Apart from the Riga - based periodicals a number of regional towns have their own newspapers covering local news. Liesma in Valmiera, Druva in Cesis or Siguldas Avize in Sigulda maintain their loyal client base, and have not scaled down on their subscriptions despite challenging economic conditions in the regions. The local newspapers might be in an even better position to weather the tough times than their larger Riga-based counterparts. Two main reasons why local readers would opt for the town paper include the much lower price and the unique content. "I don't really feel the need to read bigger newspapers," says Anna Abolinja who has been buying Druva at the small Cesis newspaper stand for the past decade. "I can always switch on the TV and find out what's going on in Riga or in the world outside, without having to pay for it. I can only read the Cesis news in Druva, and it's really inexpensive, so almost everyone can afford it."

In line with the global tendencies of development in the publishing industry, Latvian newspapers are currently facing two major challenges: the effects of the economic downturn, and the competition from online news channels. As Mihael Kinslrey summed it up in his (online) article 'Do Newspapers Have a Future?' he asks "Who needs a newspaper? You can sit down at your laptop and enjoy that same newspaper, or any other newspaper in the world."
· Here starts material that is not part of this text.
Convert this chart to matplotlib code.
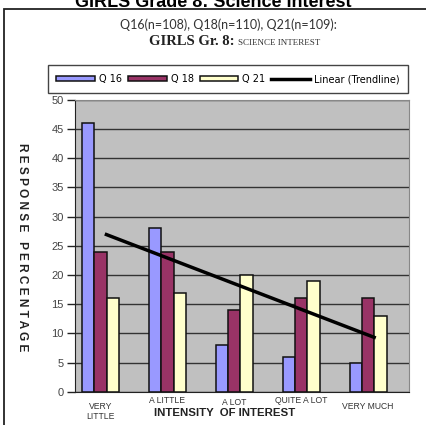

The new economic reality in the Baltic states has certainly made a lot of Latvians curb their expenses, while online news is free and available 24/7. Also, ink-on-paper products are viewed by some experts as being slower to change and adapt to the evolving media landscape than their online competitors.  Since in times of economic difficulties people not only spend less, but also spend differently, it is essential for the newspapers to analyze their development strategies for the upcoming years. Those are the issues that require a long-term strategic approach and creative solutions going forward.

Studies show, however, that magazine sales are less affected by the recession than newspapers. That's because magazines, along with movie tickets and budget cosmetics, belong to the category of inexpensive 'pick-me-up items' that lift the person's mood without putting a strain on the budget. For instance, Ljublju, one of the most popular women's magazines, costs a little bit over 2 lats (2.85 euros), which is a bargain compared to the comparative price levels in Western Europe. Also, the competition that magazines are facing from their online counterparts in Latvia is considerably less severe than the competition faced by newspapers. The mix of products composing a typical Latvian entertainment magazine include beauty tips, celebrity gossip, quizzes, games and style advice, for which the online equivalent is still hard to find.
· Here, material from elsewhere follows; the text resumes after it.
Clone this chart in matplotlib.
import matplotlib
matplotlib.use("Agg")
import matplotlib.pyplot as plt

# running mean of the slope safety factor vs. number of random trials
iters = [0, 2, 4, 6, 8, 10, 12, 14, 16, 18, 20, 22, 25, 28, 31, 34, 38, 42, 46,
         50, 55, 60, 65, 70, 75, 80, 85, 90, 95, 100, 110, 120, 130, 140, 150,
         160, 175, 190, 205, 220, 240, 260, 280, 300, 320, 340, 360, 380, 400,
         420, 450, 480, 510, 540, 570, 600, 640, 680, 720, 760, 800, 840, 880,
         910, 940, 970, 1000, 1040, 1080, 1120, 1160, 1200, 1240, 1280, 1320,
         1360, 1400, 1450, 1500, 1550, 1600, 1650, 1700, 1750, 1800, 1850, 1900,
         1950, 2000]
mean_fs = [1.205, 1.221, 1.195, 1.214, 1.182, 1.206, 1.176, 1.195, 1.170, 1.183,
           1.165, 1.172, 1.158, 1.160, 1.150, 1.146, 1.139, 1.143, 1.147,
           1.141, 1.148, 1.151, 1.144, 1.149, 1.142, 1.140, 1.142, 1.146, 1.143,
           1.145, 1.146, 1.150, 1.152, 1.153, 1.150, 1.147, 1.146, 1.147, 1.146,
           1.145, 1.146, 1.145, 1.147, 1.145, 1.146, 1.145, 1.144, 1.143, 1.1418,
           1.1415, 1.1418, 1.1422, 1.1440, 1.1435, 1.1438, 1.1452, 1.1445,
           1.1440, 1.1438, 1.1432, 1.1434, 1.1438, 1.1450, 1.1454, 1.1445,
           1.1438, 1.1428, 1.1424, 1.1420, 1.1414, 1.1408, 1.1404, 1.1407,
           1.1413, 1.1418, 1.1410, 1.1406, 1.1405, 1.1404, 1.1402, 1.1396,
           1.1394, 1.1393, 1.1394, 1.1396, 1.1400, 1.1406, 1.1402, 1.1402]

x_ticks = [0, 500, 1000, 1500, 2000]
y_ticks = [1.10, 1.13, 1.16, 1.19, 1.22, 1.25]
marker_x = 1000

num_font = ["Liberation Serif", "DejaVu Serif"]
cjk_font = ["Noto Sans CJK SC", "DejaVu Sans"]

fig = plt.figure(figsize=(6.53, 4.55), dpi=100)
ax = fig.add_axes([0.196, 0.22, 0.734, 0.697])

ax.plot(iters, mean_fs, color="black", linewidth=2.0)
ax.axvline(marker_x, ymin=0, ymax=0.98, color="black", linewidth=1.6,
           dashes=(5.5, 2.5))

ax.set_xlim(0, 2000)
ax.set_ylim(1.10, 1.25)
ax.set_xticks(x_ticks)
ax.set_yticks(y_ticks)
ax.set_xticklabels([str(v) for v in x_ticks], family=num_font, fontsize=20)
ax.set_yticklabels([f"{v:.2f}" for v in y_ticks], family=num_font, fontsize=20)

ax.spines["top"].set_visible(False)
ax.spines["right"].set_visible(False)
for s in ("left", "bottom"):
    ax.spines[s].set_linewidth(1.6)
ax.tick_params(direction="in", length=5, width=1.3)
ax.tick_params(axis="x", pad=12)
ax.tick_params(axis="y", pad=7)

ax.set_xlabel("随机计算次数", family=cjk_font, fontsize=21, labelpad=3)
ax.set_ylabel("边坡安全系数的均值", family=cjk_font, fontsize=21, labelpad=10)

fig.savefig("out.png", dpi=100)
The printing industry in the Baltic states has been feeling the effects of the international financial crisis, and the number of published periodicals has dropped across all industry segments. However, business remains optimistic about the future. There is a direct correlation between the publishing and printing business, and with the majority of Latvian printing houses slashing their prices in order to stay afloat, publishers are well poised to reduce their expenses as well. Within the domestic market, employers have access to a much greater number of particularly well-educated and highly motivated employees that are willing to work harder and make concessions to ensure the survival of the business. The most important challenges for Latvian publishing businesses in the coming years are to be able to exploit growth opportunities that became scarcer due to the negative effects of the financial crisis, to recruit qualified labor, and generally to be able to manage increased competition from online media.